A PyTorch implementation of the paper Decoupled Neural Interfaces using Synthetic Gradients. This repo is a modification of dni.pytorch. In this implementation both classification and synethic gradient models are Feed-Forward NN which can be modified rather simple just by changing the hidden_layer_sizes parameters.
Training directed neural networks typically requires forward-propagating data through a computation graph, followed by backpropagating error signal, to produce weight updates. All layers, or more generally, modules, of the network are therefore locked, in the sense that they must wait for the remainder of the network to execute forwards and propagate error backwards before they can be updated.

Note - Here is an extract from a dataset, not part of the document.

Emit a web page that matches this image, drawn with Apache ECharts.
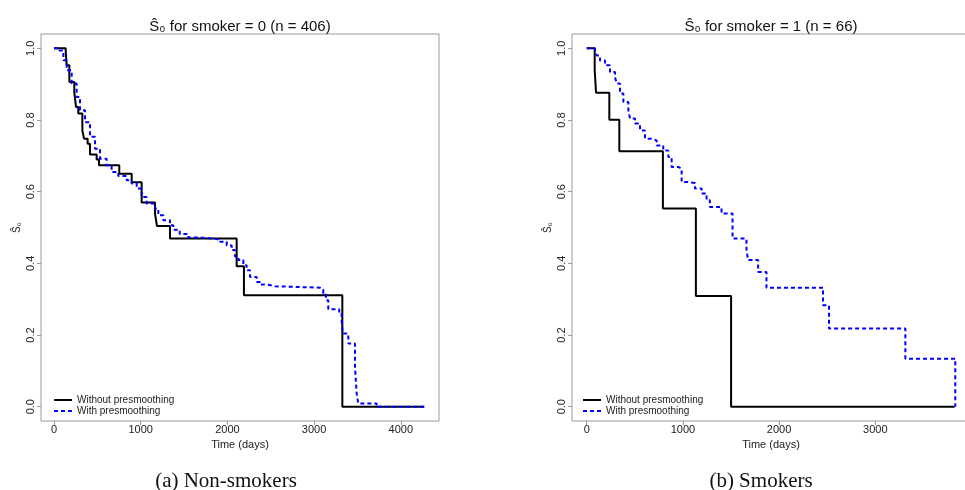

In this work we break this constraint by decoupling modules by introducing a model of the future computation of the network graph. These models predict what the result of the modelled subgraph will produce using only local information. In particular we focus on modelling error gradients: by using the modelled synthetic gradient in place of true backpropa- gated error gradients we decouple subgraphs, and can update them independently and asynchronously i.e. we realise decoupled neural interfaces.
Currently this repo only test MNIST dataset with Feed-Forward NN. Feel free to contribute and build experiments with other datasets (Cifar10, Shakespeare, etc) and models (CNN, RNN, etc.).
train.py
can make all the work for you. To experiment with hyperaparameters check the command-line arguments.